First, I would like to deal with the fruit cake. It's true I ate the whole damn thing in three days, but there was a perfectly valid reason for it. Contrary to reports, I did not order the fruit order, nor did I pay for it. It was sent to me by an old college friend named Jerry Altshuler, whom I haven't seen in years. Why Altshuler sent me the fruit cake is something you'll have to ask him.

He lives in Oklahoma City, so I have to assume we struck it rich in either oil or gas - or fruit cakes. In any case I happened to be at home when it arrived and I signed for it. My laywer, Ed Bennett Williams, advised me that the person who signs for a fruit at Christmas time has to eat it. So I did, and therefore everyone is going around saying that I made a pig of myself.

Now about the seven cups of eggnog I drank at the neighbor's house across the streeton Christmas Eve. I won't deny I did drink them, as witnesses have testified. But the fact is that was all they were serving, and after chomping on fruit cake a guy can get pretty thirsty.

"I'll skip Christmas dinner because I did'nt eat any more or less turkey and stuffing than my son-in-law. The big hullabaloo came at dessert time when my daughter surprised us all with a bouche Noel, which happens to be a log of cake filled with whipped cream and topped with coffee, or chocolate cream. My wife had a made pumpkin pie. There I was, caught between the bouche Noel and the pumpkin pie. I did what any decent person would do, and had a piece of each. And for this I am charged with gluttony?

All right. We've now come to the poppycock on the evening after Christmas. If you recall that was the day of the playoff games. My wife had bought the poppycock (popcorn covered with molasses and stuck against walnuts) for my guests to eat while we watched the Los Angeles-Minnesota game.

The only trouble was no guests showed up. Geyelin had to go to Philadelphia to visit his relatives, Califano canceled out at the last moment so he could revise his welfare reform bill once again, and Valenti's wife made him go caroling with the children.

So the poppycock was just sitting there in the can. I didn't touch it until the first half ended. Well by then one poppycock led to another, and before I knew it the game was over and the can was empty. But it was my wife's fault. She had no business putting the poppycock on the table when she knew I'd be sitting in the living room all alone.

I know what you're going to bring up next - the Kron chocolate covered strawberries from Neiman Marcus. I swear I didn't know they were loaded. Someone placed them out on the piano right on the path to the kitchen where we keep the beer. It was a case of pure entrapment. The person who put them there is just as guilty as I am, but the media hasn't written a word about him? her? it?

I won't dignify the charges concerning the disappearance of the pistachio ice cream from the refrigerator. It's true I was in the kitchen that evening at midnight when it was last seen in the freezer.

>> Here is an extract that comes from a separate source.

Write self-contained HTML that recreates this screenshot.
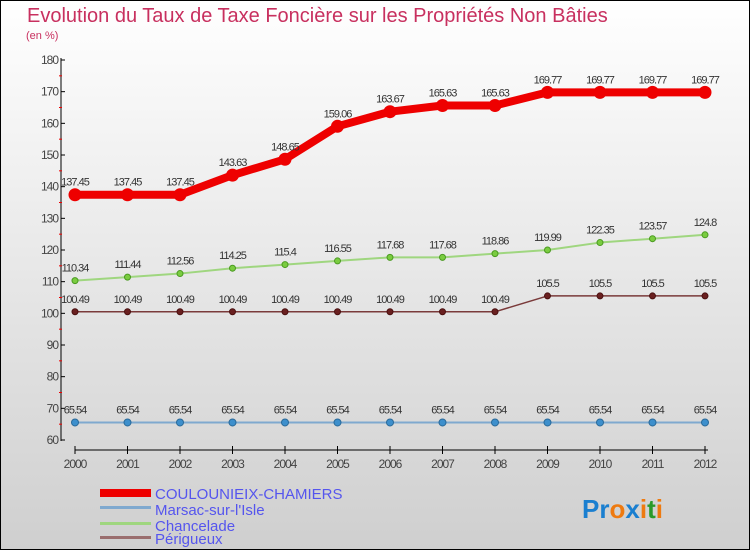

But someone else followed me in there after I went upstairs. I know this because the next morning all the pumpkin pie was gone, and I had left one slice in the pie plate.

As for drinking, I'll admit I lost my moral compass. First there was the Gil Hahn party when he broke out four bottles of Chateau Latour 1965. Then the Quinn party to celebrate Christmas past, and the Bellows open house party to celebrate Christmas future, followed by the Elfin annual New Year's Eve party where someone tried to take my gusto away from me.

It's all rather hazy, but the point is not one action I took in terms of eating or drinking during the holidays was premeditated. They were all crimes of passion. And I don't see why I should take the rap from my doctor just because I didn't want to spoil, what many people consider, the happiest time of the year.